3. Dalam aspek Pendanaan, diperlukan:
a. Pengaturan kembali penempatan dan/atau investasi dana haji pada sektor-sektor yang terkait langsung dengan pelayanan haji seperti hotel/pemondokan, pesawat, dan ready meal and services sehingga dapat menghemat biaya penyelenggaran haji dan umrah yang selama ini masih bergantung pada provider di Arab Saudi.
b. Nilai setoran awal calon jemah haji perlu dinaikkan agar dapat menyeleksi calon jemaah haji yang istitha’ah (mampu secara finansial), namun perlu memperhatikan kemampuan seluruh masyarakat muslim Indonesia. Selain itu, perlu optimalisasi investasi keuangan haji dengan instrumen investasi langsung maupun investasi tidak langsung agar menghindari pengelolaan keuangan haji menjadi Skema Ponzi.

4. Dalam aspek Budaya Hukum, diperlukan:
a. Sosialisasi Pasal 37 UU PKH secara masif dan komprehensif dengan melibatkan lebih banyak media terutama media-media besar nasional, agar informasi dapat diterima secara lebih luas dan mendalam oleh masyarakat.
b. Sinergitas antara BPKH, Kemenag, serta Bank Penerima Setoran untuk
memberikan sosialisasi edukasi dan diseminasi yang berkelanjutan perihal
pengelolaan keuangan haji kepada calon jemaah haji.

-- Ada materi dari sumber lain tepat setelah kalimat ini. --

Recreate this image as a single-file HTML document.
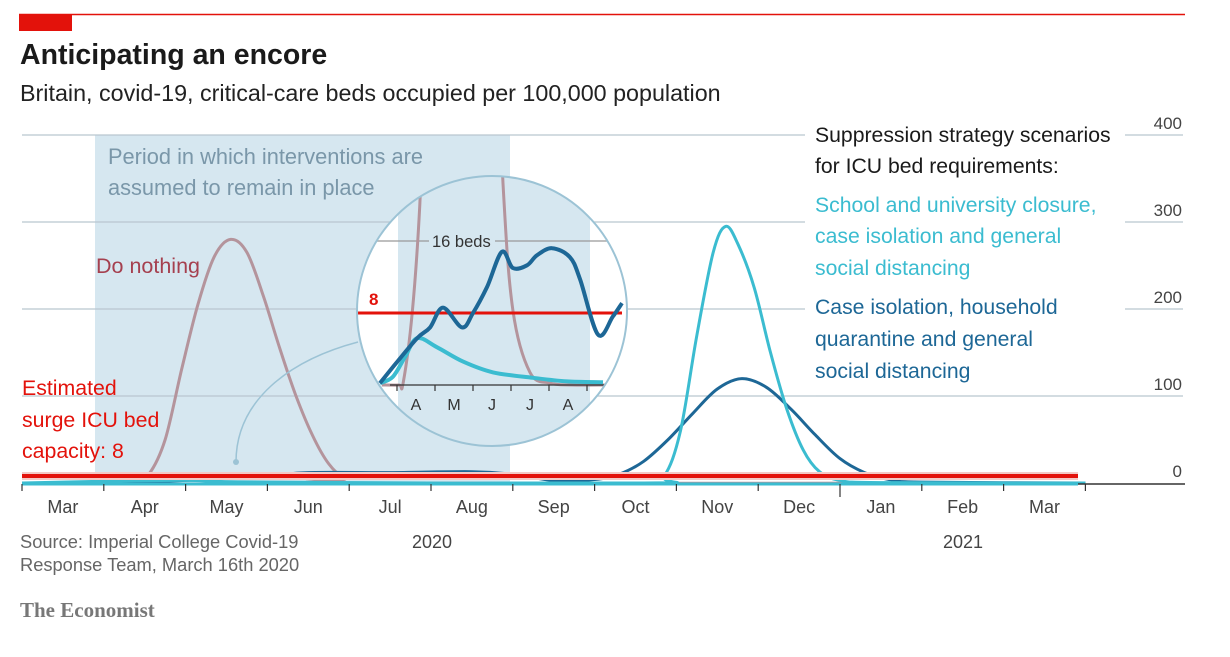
<!DOCTYPE html>
<html><head><meta charset="utf-8"><style>
html,body{margin:0;padding:0;background:#fff;}
svg{display:block;font-family:"Liberation Sans",sans-serif;}
</style></head><body>
<svg id="chart" width="1230" height="657" viewBox="0 0 1230 657">
<defs>
  <clipPath id="circ"><circle cx="492" cy="311" r="135"/></clipPath>
</defs>
<rect width="1230" height="657" fill="#fff"/>
<line x1="19" y1="14.5" x2="1185" y2="14.5" stroke="#e3120b" stroke-width="1.5"/>
<rect x="19" y="14" width="53" height="17" fill="#e3120b"/>
<text x="20" y="64" font-size="28.5" font-weight="bold" fill="#1a1a1a">Anticipating an encore</text>
<text x="20" y="101" font-size="23.3" fill="#222">Britain, covid-19, critical-care beds occupied per 100,000 population</text>

<rect x="95" y="135" width="415" height="348" fill="#d6e7f0"/>
<g id="grid"></g>
<text x="108" y="164" font-size="21.8" fill="#7a97a9">Period in which interventions are</text>
<text x="108" y="195" font-size="21.8" fill="#7a97a9">assumed to remain in place</text>
<text x="96" y="273" font-size="21.5" fill="#a5404f">Do nothing</text>
<g id="series"></g>
<text x="22" y="395" font-size="21.3" fill="#e3120b">Estimated</text>
<text x="22" y="427" font-size="21.3" fill="#e3120b">surge ICU bed</text>
<text x="22" y="458" font-size="21.3" fill="#e3120b">capacity: 8</text>

<text x="815" y="142" font-size="21.2" fill="#1a1a1a">Suppression strategy scenarios</text>
<text x="815" y="173" font-size="21.2" fill="#1a1a1a">for ICU bed requirements:</text>
<text x="815" y="212" font-size="21.2" fill="#3bbcd0">School and university closure,</text>
<text x="815" y="243" font-size="21.2" fill="#3bbcd0">case isolation and general</text>
<text x="815" y="275" font-size="21.2" fill="#3bbcd0">social distancing</text>
<text x="815" y="314" font-size="21.2" fill="#1d6796">Case isolation, household</text>
<text x="815" y="346" font-size="21.2" fill="#1d6796">quarantine and general</text>
<text x="815" y="378" font-size="21.2" fill="#1d6796">social distancing</text>

<g id="xaxis"></g>
<text x="432" y="548" font-size="18" fill="#444" text-anchor="middle">2020</text>
<text x="963" y="548" font-size="18" fill="#444" text-anchor="middle">2021</text>
<text x="20" y="548" font-size="18.3" fill="#666">Source: Imperial College Covid-19</text>
<text x="20" y="571" font-size="18.3" fill="#666">Response Team, March 16th 2020</text>
<text x="20" y="617" font-size="21" fill="#777" font-weight="bold" font-family="Liberation Serif, serif">The Economist</text>

<path d="M358,342 C290,360 236,400 236,462" fill="none" stroke="#9cc3d5" stroke-width="1.5"/>
<circle cx="236" cy="462" r="3" fill="#9cc3d5"/>

<g id="inset"></g>
</svg>
<script>
// ---- data (main chart, months since 1 Mar 2020 ; beds per 100k) ----
const yTicks = [0, 100, 200, 300, 400];
const monthLabels = ["Mar","Apr","May","Jun","Jul","Aug","Sep","Oct","Nov","Dec","Jan","Feb","Mar"];
const capacity = 8;
const doNothingT = [0, 1.35, 1.55, 1.75, 1.95, 2.15, 2.35, 2.55, 2.75, 2.95, 3.15, 3.35, 3.55, 3.75, 3.95, 4.2, 13];
const doNothingV = [0, 0, 10, 50, 130, 205, 260, 280, 265, 215, 155, 100, 55, 22, 5, 0, 0];
const caseIsoT = [0, 1.0, 2.0, 3.0, 3.5, 4.5, 5.5, 6.0, 6.5, 7.0, 7.3, 7.6, 7.9, 8.2, 8.5, 8.8, 9.1, 9.4, 9.7, 10.0, 10.3, 10.6, 11.0, 13];
const caseIsoV = [0, 0.5, 3, 8, 12, 12, 13, 10, 3, 4, 10, 25, 50, 80, 108, 120, 110, 85, 55, 28, 12, 4, 1, 0];
const schoolT = [0, 1.0, 2.0, 3.0, 7.6, 7.85, 8.05, 8.25, 8.45, 8.6, 8.75, 8.95, 9.15, 9.35, 9.55, 9.75, 10.0, 10.5, 13];
const schoolV = [0, 2, 3, 1, 0, 8, 60, 170, 265, 295, 275, 225, 150, 85, 38, 13, 3, 0.5, 0];
// ---- inset data (months since 1 Apr 2020 ; beds) ----
const insetMonths = ["A","M","J","J","A"];
const insetRef = 16;
const inDarkT = [-0.45, -0.03, 0.53, 0.87, 1.21, 1.71, 2.0, 2.37, 2.76, 3.05, 3.42, 3.68, 4.08, 4.55, 4.82, 5.29, 5.68, 5.92];
const inDarkV = [0.2, 2.4, 5.2, 6.4, 8.6, 6.4, 8.0, 10.9, 14.8, 13.0, 13.3, 14.4, 15.2, 14.2, 11.7, 5.6, 7.6, 9.1];
const inCyanT = [-0.45, -0.11, 0.21, 0.53, 1.05, 1.74, 2.53, 3.58, 4.47, 5.42];
const inCyanV = [0.2, 0.9, 3.1, 5.2, 4.2, 2.6, 1.4, 0.8, 0.4, 0.3];
const inNothingT = [-0.4, 0.05, 0.16, 0.4, 0.6, 0.8, 1.0];
const inNothingV = [0, 0, 0.2, 8, 20, 40, 60];
const inNothing2T = [2.5, 2.79, 3.05, 3.5, 4.03, 4.6, 5.5];
const inNothing2V = [50, 22.4, 8.3, 1.4, 0.2, 0, 0];

const NS = "http://www.w3.org/2000/svg";
const x = t => 22 + 81.8 * t;
const y = v => 483 - 0.87 * v;
const ix = t => 397 + 38 * t;
const iy = v => 385 - 9 * v;

function mk(tag, attrs, parent) {
  const e = document.createElementNS(NS, tag);
  for (const k in attrs) e.setAttribute(k, attrs[k]);
  parent.appendChild(e);
  return e;
}
function smooth(ts, vs, fx, fy) {
  const p = ts.map((t, i) => [fx(t), fy(vs[i])]);
  let d = "M" + p[0][0].toFixed(1) + "," + p[0][1].toFixed(1);
  for (let i = 0; i < p.length - 1; i++) {
    const p0 = p[i - 1] || p[i], p1 = p[i], p2 = p[i + 1], p3 = p[i + 2] || p2;
    const c1 = [p1[0] + (p2[0] - p0[0]) / 6, p1[1] + (p2[1] - p0[1]) / 6];
    const c2 = [p2[0] - (p3[0] - p1[0]) / 6, p2[1] - (p3[1] - p1[1]) / 6];
    d += "C" + c1.map(n => n.toFixed(1)) + " " + c2.map(n => n.toFixed(1)) + " " + p2.map(n => n.toFixed(1));
  }
  return d;
}

// grid
const grid = document.getElementById("grid");
yTicks.forEach(v => {
  const yy = y(v);
  if (v === 0) return;
  let l;
  if (v >= 200) {
    l = mk("line", {x1: 22, x2: 805, y1: yy, y2: yy, stroke: "#b9c6cf", "stroke-width": 1.3}, grid);
    
    
    l = mk("line", {x1: 1125, x2: 1183, y1: yy, y2: yy, stroke: "#b9c6cf", "stroke-width": 1.3}, grid);
  } else {
    l = mk("line", {x1: 22, x2: 1183, y1: yy, y2: yy, stroke: "#b9c6cf", "stroke-width": 1.3}, grid);
  }
  
  
});
yTicks.forEach(v => {
  const t = mk("text", {x: 1182, y: y(v) - 6, "font-size": 17, fill: "#444", "text-anchor": "end"}, grid);
  t.textContent = v;
  
  
});

// series
const sg = document.getElementById("series");
let e;
e = mk("path", {d: smooth(doNothingT, doNothingV, x, y), fill: "none", stroke: "#b4949c", "stroke-width": 3}, sg);


e = mk("path", {d: smooth(caseIsoT, caseIsoV, x, y), fill: "none", stroke: "#1d6796", "stroke-width": 3}, sg);


e = mk("path", {d: smooth(schoolT, schoolV, x, y), fill: "none", stroke: "#3bbcd0", "stroke-width": 3}, sg);


e = mk("line", {x1: 22, x2: 1078, y1: y(capacity), y2: y(capacity), stroke: "#f3c9c6", "stroke-width": 8}, sg);


e = mk("line", {x1: 22, x2: 1078, y1: y(capacity), y2: y(capacity), stroke: "#e3120b", "stroke-width": 4}, sg);



// x axis
const xa = document.getElementById("xaxis");
e = mk("line", {x1: 22, x2: 1185, y1: 484, y2: 484, stroke: "#333", "stroke-width": 1.5}, xa);


e = mk("line", {x1: 22, x2: 1078, y1: 484, y2: 484, stroke: "#3bbcd0", "stroke-width": 3}, xa);


for (let i = 0; i <= monthLabels.length; i++) {
  e = mk("line", {x1: x(i), x2: x(i), y1: 484, y2: i === 10 ? 497 : 491, stroke: "#333", "stroke-width": 1.2}, xa);
  
  
}
monthLabels.forEach((m, i) => {
  const t = mk("text", {x: x(i + 0.5), y: 513, "font-size": 18, fill: "#444", "text-anchor": "middle"}, xa);
  t.textContent = m;
  
  
});

// inset
const ins = document.getElementById("inset");
e = mk("circle", {cx: 492, cy: 311, r: 135, fill: "#fff"}, ins);


const ic = mk("g", {"clip-path": "url(#circ)"}, ins);
e = mk("rect", {x: 398, y: 150, width: 192, height: 300, fill: "#d6e7f0"}, ic);


e = mk("line", {x1: 350, x2: 640, y1: iy(insetRef), y2: iy(insetRef), stroke: "#999", "stroke-width": 1.3}, ic);


e = mk("rect", {x: 429, y: iy(insetRef) - 11, width: 66, height: 22, fill: "#d6e7f0"}, ic);


e = mk("text", {x: 432, y: iy(insetRef) + 6, "font-size": 16.5, fill: "#333"}, ic);
e.textContent = insetRef + " beds";


e = mk("path", {d: smooth(inNothingT, inNothingV, ix, iy), fill: "none", stroke: "#b4949c", "stroke-width": 3}, ic);


e = mk("path", {d: smooth(inNothing2T, inNothing2V, ix, iy), fill: "none", stroke: "#b4949c", "stroke-width": 3}, ic);


e = mk("line", {x1: 350, x2: 622, y1: iy(capacity), y2: iy(capacity), stroke: "#e3120b", "stroke-width": 3}, ic);


e = mk("path", {d: smooth(inCyanT, inCyanV, ix, iy), fill: "none", stroke: "#3bbcd0", "stroke-width": 4}, ic);


e = mk("path", {d: smooth(inDarkT, inDarkV, ix, iy), fill: "none", stroke: "#1d6796", "stroke-width": 4, "stroke-linejoin": "round"}, ic);


e = mk("line", {x1: 390, x2: 610, y1: 385, y2: 385, stroke: "#333", "stroke-width": 1.3}, ic);


for (let i = 0; i <= insetMonths.length; i++) {
  e = mk("line", {x1: ix(i), x2: ix(i), y1: 385, y2: 391, stroke: "#333", "stroke-width": 1.2}, ic);
  
  
}
insetMonths.forEach((m, i) => {
  const t = mk("text", {x: ix(i + 0.5), y: 410, "font-size": 16, fill: "#333", "text-anchor": "middle"}, ic);
  t.textContent = m;
  
  
});
e = mk("text", {x: 369, y: iy(capacity) - 8, "font-size": 17, "font-weight": "bold", fill: "#e3120b"}, ic);
e.textContent = capacity;


e = mk("circle", {cx: 492, cy: 311, r: 135, fill: "none", stroke: "#9cc3d5", "stroke-width": 2}, ins);


</script>
</body></html>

5. Dalam aspek Pengarustamaan Nilai-Nilai Pancasila, diperlukan:
a. Aspek Substansi
Perlu untuk mengharmonisasikan definisi agar tercipta kepastian hukum dalam penyelenggaraan ibadah haji, sehingga secara penegakan hukum dan penerapan hukumnya tidak terjadi mis-komunikasi dan mis-interpretasi.

b. Aspek Struktur Hukum/Kelembagaan
1) Perlu menambahkan auditor syariah yang telah tersertifikasi guna melakukan audit atas akuntansi BPKH dalam pengelolaan keuangan haji.
2) Pengaturan terkait tanggung renteng masih diperlukan guna memberikan pertanggungjawaban bagi BPKH dalam melaksanakan penempatan dan/atau investasi dengan hati-hati. Hal tersebut penting karena aturan tanggung renteng Pasal 53 UU PKH memberikan syarat-syarat pengecualian untuk lepas dari tanggungjawab ini.